The key issue here is that you have to pay tax on the funds which make a profit, but you get no relief for the funds which have made losses.  So your overall funds may well be down, but you end up paying exit taxes. 

So, you should keep the funds which are less than the entry cost until they recover back to the entry cost. Any increase from now to the entry cost, will effectively be tax free. 

After that, I think you should be invested directly in a diversified portfolio of equities. You have enough property at this stage.


----------



## monagt (15 Jan 2015)

Brendan Burgess said:


> After that, I think you should be invested directly in a diversified portfolio of equities. You have enough property at this stage.



Quick question Brendan, if you don't want to answer, its OK.

What's your opinion on the most economical way to buy equities in Ireland  (Irish Broker or UK Broker or US or EU , and which ones?)


----------



## KOW (15 Jan 2015)

Brendan Burgess said:


> Hi DCD
> 
> The key issue here is that you have to pay tax on the funds which make a profit, but you get no relief for the funds which have made losses.  So your overall funds may well be down, but you end up paying exit ta
> 
> ...



I am certainly leaning in that direction Brendan. When I take a look at the tax I have to pay on profits made with Zurich life my blood boils. Especially when looses on other funds cannot be off-set. Buying into Unit linked funds is just making others rich, paying expensive management charges while still taking the same risk as buying directly myself. 
Will most probably cost average for my own sanity over the next while. Thanks Brendan.


----------



## Brendan Burgess (15 Jan 2015)

monagt said:


> Quick question Brendan, if you don't want to answer, its OK.
> 
> What's your opinion on the most economical way to buy equities in Ireland  (Irish Broker or UK Broker or US or EU , and which ones?)

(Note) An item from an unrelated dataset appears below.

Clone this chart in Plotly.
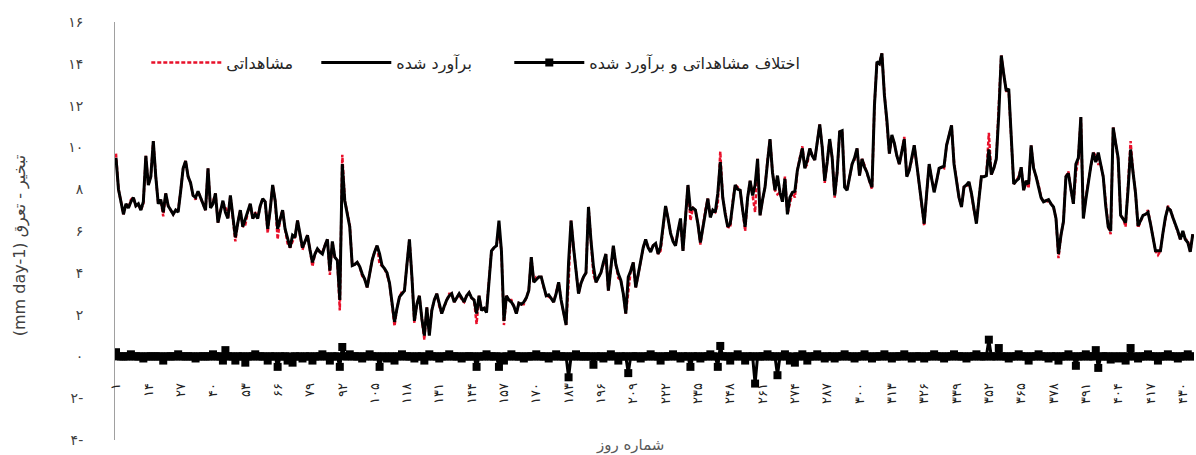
import plotly.graph_objects as go

# daily evapotranspiration (mm/day)
observed = [
    9.7, 8.0, 7.4, 6.8, 7.3, 7.1, 7.5, 7.6, 7.2, 7.3,
    7.0, 7.3, 9.6, 8.2, 8.6, 10.3, 8.6, 7.3, 7.5, 6.7,
    7.8, 7.2, 7.0, 6.8, 7.0, 7.0, 7.9, 9.0, 9.35, 8.6,
    8.3, 7.7, 7.5, 7.9, 7.6, 7.3, 7.0, 9.0, 7.1, 7.4,
    7.8, 6.4, 7.0, 7.25, 7.2, 6.6, 7.7, 6.6, 5.5, 6.4,
    7.0, 6.2, 6.3, 6.9, 7.3, 6.6, 6.9, 6.6, 7.2, 7.55,
    7.4, 5.9, 7.0, 8.2, 7.45, 5.6, 6.6, 7.0, 6.1, 5.4,
    5.2, 5.5, 5.7, 6.5, 5.8, 5.1, 5.5, 5.8, 5.1, 4.3,
    4.9, 5.15, 5.0, 5.0, 5.3, 5.6, 3.9, 5.5, 4.75, 4.6,
    2.2, 9.65, 7.45, 6.8, 6.3, 4.35, 4.4, 4.5, 4.3, 3.85,
    3.7, 3.3, 4.0, 4.6, 5.0, 5.3, 4.4, 4.35, 4.2, 3.9,
    3.5, 2.5, 1.45, 2.3, 2.85, 3.1, 3.15, 4.4, 5.6, 3.8,
    1.6, 2.5, 2.9, 1.8, 0.8, 2.35, 1.1, 2.2, 2.7, 3.0,
    2.4, 2.05, 2.4, 2.7, 3.0, 3.0, 2.6, 2.8, 3.0, 2.7,
    2.6, 2.9, 3.05, 2.8, 2.7, 1.55, 2.9, 2.2, 2.3, 2.2,
    3.5, 5.05, 5.2, 5.3, 6.0, 5.05, 1.5, 2.9, 2.7, 2.7,
    2.4, 2.05, 2.55, 2.5, 2.5, 2.8, 3.15, 4.75, 3.55, 3.8,
    3.8, 3.8, 3.3, 2.9, 2.85, 2.8, 2.6, 3.1, 3.55, 2.7,
    2.0, 1.5, 3.5, 6.5, 5.2, 4.1, 3.0, 3.5, 3.8, 4.0,
    7.15, 5.55, 3.9, 3.55, 3.8, 4.0, 4.4, 4.9, 3.15, 4.3,
    5.3, 4.4, 3.75, 3.65, 3.0, 2.05, 3.0, 4.1, 4.5, 3.3,
    3.9, 4.5, 5.2, 5.6, 5.2, 5.1, 5.3, 5.4, 4.9, 5.05,
    6.3, 7.2, 6.6, 5.9, 5.6, 5.3, 6.0, 6.5, 5.05, 6.8,
    8.2, 6.5, 7.1, 7.0, 6.35, 5.35, 6.2, 7.0, 7.55, 6.75,
    7.0, 6.9, 7.3, 9.8, 7.6, 6.8, 6.2, 6.15, 7.4, 8.2,
    8.1, 7.95, 7.0, 6.0, 7.6, 8.4, 7.7, 6.9, 9.45, 6.75,
    7.5, 8.1, 9.4, 10.4, 8.8, 7.95, 7.75, 7.85, 7.4, 8.6,
    6.8, 7.4, 7.85, 7.6, 8.9, 9.5, 10.05, 9.0, 9.2, 9.95,
    9.6, 9.4, 10.3, 11.1, 10.0, 8.3, 9.3, 10.4, 9.5, 7.6,
    8.8, 10.75, 10.8, 8.2, 7.95, 8.6, 9.2, 9.4, 9.95, 8.65,
    9.45, 9.15, 8.8, 8.4, 8.0, 12.0, 14.1, 14.0, 14.5, 12.6,
    11.3, 9.7, 10.5, 10.2, 9.6, 9.2, 9.8, 10.5, 8.6, 8.9,
    9.4, 10.1, 9.2, 8.25, 7.3, 6.25, 7.8, 9.2, 8.5, 7.95,
    8.4, 9.0, 9.05, 9.0, 10.1, 10.6, 11.05, 9.3, 8.4, 7.6,
    7.15, 8.1, 8.1, 8.35, 7.8, 7.0, 6.45, 7.5, 8.6, 8.6,
    8.65, 10.7, 8.7, 9.0, 9.45, 12.0, 14.4, 13.5, 12.7, 12.7,
    10.5, 8.25, 8.4, 8.6, 9.05, 7.95, 8.4, 8.05, 10.1, 9.0,
    8.6, 8.2, 7.6, 7.4, 7.45, 7.4, 7.3, 7.15, 6.6, 4.7,
    5.8, 6.45, 8.6, 8.85, 8.0, 7.3, 8.75, 9.5, 11.45, 6.6,
    7.6, 8.4, 9.1, 9.75, 9.6, 9.2, 9.2, 8.6, 7.2, 6.2,
    5.85, 10.95, 10.2, 9.4, 6.75, 6.6, 6.2, 8.0, 10.3, 8.8,
    7.8, 6.15, 6.5, 6.75, 6.8, 7.0, 6.35, 5.6, 5.05, 4.85,
    5.05, 5.9, 6.65, 7.2, 7.0, 6.65, 6.35, 5.9, 5.6, 6.0,
    5.6, 5.55, 5.0, 5.85,
]

estimated = [
    9.5, 8.0, 7.4, 6.8, 7.3, 7.1, 7.4, 7.6, 7.2, 7.3,
    7.0, 7.4, 9.6, 8.2, 8.6, 10.3, 8.6, 7.3, 7.5, 6.9,
    7.8, 7.2, 7.0, 6.8, 7.0, 6.9, 7.9, 9.0, 9.35, 8.6,
    8.3, 7.7, 7.6, 7.9, 7.6, 7.3, 7.0, 9.0, 7.1, 7.3,
    7.8, 6.4, 7.0, 7.45, 6.9, 6.6, 7.7, 6.6, 5.7, 6.4,
    7.0, 6.2, 6.6, 6.9, 7.3, 6.6, 6.8, 6.6, 7.2, 7.55,
    7.4, 6.1, 7.0, 8.2, 7.45, 6.1, 6.6, 7.0, 6.1, 5.6,
    5.2, 5.8, 5.7, 6.5, 5.8, 5.2, 5.5, 5.8, 5.1, 4.5,
    4.9, 5.15, 5.0, 4.9, 5.3, 5.6, 4.1, 5.5, 4.75, 4.6,
    2.7, 9.2, 7.45, 6.8, 6.2, 4.35, 4.4, 4.5, 4.3, 3.95,
    3.7, 3.3, 3.9, 4.6, 5.0, 5.3, 4.9, 4.35, 4.2, 4.0,
    3.5, 2.5, 1.65, 2.3, 2.85, 3.0, 3.15, 4.4, 5.6, 3.8,
    1.7, 2.5, 2.9, 1.8, 1.0, 2.35, 1.0, 2.2, 2.7, 3.0,
    2.5, 2.05, 2.4, 2.7, 2.9, 3.0, 2.6, 2.8, 3.0, 2.8,
    2.6, 2.9, 3.05, 2.8, 2.7, 2.05, 2.9, 2.2, 2.3, 2.1,
    3.5, 5.05, 5.2, 5.3, 6.5, 5.05, 1.7, 2.9, 2.7, 2.6,
    2.4, 2.05, 2.55, 2.5, 2.6, 2.8, 3.15, 4.75, 3.55, 3.7,
    3.8, 3.8, 3.3, 2.9, 2.95, 2.8, 2.6, 3.0, 3.55, 2.7,
    2.0, 1.5, 4.5, 6.5, 5.2, 4.0, 3.0, 3.5, 3.8, 4.0,
    7.15, 5.55, 4.3, 3.55, 3.8, 4.0, 4.5, 4.9, 3.15, 4.2,
    5.3, 4.4, 3.95, 3.65, 3.0, 2.05, 3.8, 4.1, 4.5, 3.3,
    3.9, 4.6, 5.2, 5.6, 5.2, 5.0, 5.3, 5.4, 4.9, 5.25,
    6.3, 7.2, 6.6, 5.9, 5.5, 5.3, 6.0, 6.6, 5.05, 6.8,
    8.2, 7.0, 7.1, 7.0, 6.35, 5.45, 6.2, 7.0, 7.55, 6.65,
    7.0, 6.9, 7.8, 9.3, 7.6, 6.8, 6.2, 6.35, 7.4, 8.2,
    8.0, 7.95, 7.0, 6.2, 7.6, 8.4, 7.7, 8.2, 9.45, 6.75,
    7.5, 8.1, 9.3, 10.4, 8.8, 7.95, 8.65, 7.85, 7.4, 8.5,
    6.8, 7.6, 7.85, 7.9, 8.9, 9.5, 9.95, 9.0, 9.4, 9.95,
    9.6, 9.4, 10.2, 11.1, 10.0, 8.4, 9.3, 10.4, 9.5, 7.7,
    8.8, 10.75, 10.8, 8.1, 7.95, 8.6, 9.2, 9.5, 9.95, 8.65,
    9.45, 9.05, 8.8, 8.4, 8.1, 12.0, 14.1, 14.0, 14.5, 12.5,
    11.3, 9.7, 10.6, 10.2, 9.6, 9.2, 9.8, 10.4, 8.6, 8.9,
    9.5, 10.1, 9.2, 8.25, 7.3, 6.35, 7.8, 9.2, 8.5, 7.85,
    8.4, 9.0, 9.05, 9.1, 10.1, 10.6, 11.05, 9.2, 8.4, 7.6,
    7.15, 8.1, 8.2, 8.35, 7.8, 7.0, 6.35, 7.5, 8.6, 8.6,
    8.65, 9.9, 8.7, 9.0, 9.45, 11.6, 14.4, 13.5, 12.7, 12.8,
    10.5, 8.25, 8.4, 8.5, 9.05, 7.95, 8.4, 8.25, 10.1, 9.0,
    8.6, 8.1, 7.6, 7.4, 7.45, 7.5, 7.3, 7.15, 6.6, 4.9,
    5.8, 6.45, 8.6, 8.75, 8.0, 7.3, 9.2, 9.5, 11.45, 6.6,
    7.5, 8.4, 9.1, 9.75, 9.3, 9.75, 9.2, 8.6, 7.2, 6.2,
    6.0, 10.95, 10.2, 9.5, 6.75, 6.6, 6.4, 8.0, 9.9, 8.8,
    7.8, 6.25, 6.5, 6.75, 6.8, 6.9, 6.35, 5.6, 5.05, 5.05,
    5.05, 5.9, 6.65, 7.1, 7.0, 6.65, 6.35, 6.0, 5.6, 6.0,
    5.6, 5.45, 5.0, 5.85,
]

days = list(range(1, len(estimated) + 1))
difference = [round(o - e, 2) for o, e in zip(observed, estimated)]

tick_days = list(range(1, 431, 13))
fa_digits = str.maketrans("0123456789", "۰۱۲۳۴۵۶۷۸۹")
tick_text = [str(d).translate(fa_digits) for d in tick_days]

y_vals = [16, 14, 12, 10, 8, 6, 4, 2, 0, -2, -4]
y_text = ["۱۶", "۱۴", "۱۲", "۱۰", "۸", "۶", "۴", "۲", "۰", "۲-", "۴-"]

FONT = "DejaVu Sans"

fig = go.Figure()
fig.add_trace(go.Scatter(
    x=days, y=observed, name="مشاهداتی", mode="lines",
    line=dict(color="#e8102a", width=2.5, dash="4px,2px"),
    legendwidth=85,
))
fig.add_trace(go.Scatter(
    x=days, y=estimated, name="برآورد شده", mode="lines",
    line=dict(color="black", width=3),
    legendwidth=108,
))
fig.add_trace(go.Scatter(
    x=days, y=difference, name="اختلاف مشاهداتی و برآورد شده",
    mode="lines+markers",
    line=dict(color="black", width=3),
    marker=dict(symbol="square", size=8, color="black"),
))

fig.update_layout(
    width=1196, height=455,
    margin=dict(l=115, r=2, t=22, b=15, autoexpand=False),
    paper_bgcolor="white",
    plot_bgcolor="white",
    font=dict(family=FONT, size=12, color="#333333"),
    legend=dict(
        orientation="h", x=0.029, y=0.903,
        xanchor="left", yanchor="middle",
        font=dict(size=16, color="#262626"),
        bgcolor="rgba(0,0,0,0)",
        itemwidth=70,
    ),
    xaxis=dict(
        range=[0.6, 434.5],
        tickvals=tick_days, ticktext=tick_text, tickangle=-90,
        tickfont=dict(size=13, color="#222222"),
        showgrid=False, zeroline=False, showline=False, ticks="",
        anchor="free", position=0.145, automargin=False,
    ),
    yaxis=dict(
        range=[-4, 16],
        tickvals=y_vals, ticktext=y_text,
        tickfont=dict(size=14, color="#404040"),
        showgrid=False, zeroline=False,
        showline=True, linecolor="#a0a0a0", linewidth=1,
        ticks="", ticklabelstandoff=28, automargin=False,
    ),
    annotations=[
        dict(text="شماره روز", xref="paper", yref="paper",
             x=0.477, y=-0.013, xanchor="center", yanchor="middle",
             showarrow=False, font=dict(size=15, color="#595959")),
        dict(text="(mm day-1) تبخیر - تعرق", xref="paper", yref="paper",
             x=-0.088, y=0.466, xanchor="center", yanchor="middle",
             textangle=-90, showarrow=False,
             font=dict(size=16, color="#404040")),
    ],
)

# page has a default 8px body margin; drop it so the figure fills the window
fig.write_html(
    "out.html",
    config={"displayModeBar": False},
    post_script="document.body.style.margin='0';",
)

This is discussed in other threads.


----------



## monagt (15 Jan 2015)

OK, thought you might have condensed and executed it.


----------



## Steven Barrett (16 Jan 2015)

Jim2007 said:


> Gee, given that stocks recovered quicker than property in the last recession, just as the have done in the past, that is some generalisation.


 
What is a generalisation?


----------



## monagt (16 Jan 2015)

SBarrett said:


> What is a generalisation?



Normally used as a "sweeping generalisation", for example, A statement which speaks in general terms without any reservation, so that it doesn't stand up to scrutiny.


----------



## Steven Barrett (16 Jan 2015)

monagt said:


> Normally used as a "sweeping generalisation", for example, A statement which speaks in general terms without any reservation, so that it doesn't stand up to scrutiny.



Thank you all knowing Monagt  Now, can you tell me what part of my post was Jim claiming to be a generalisation?


----------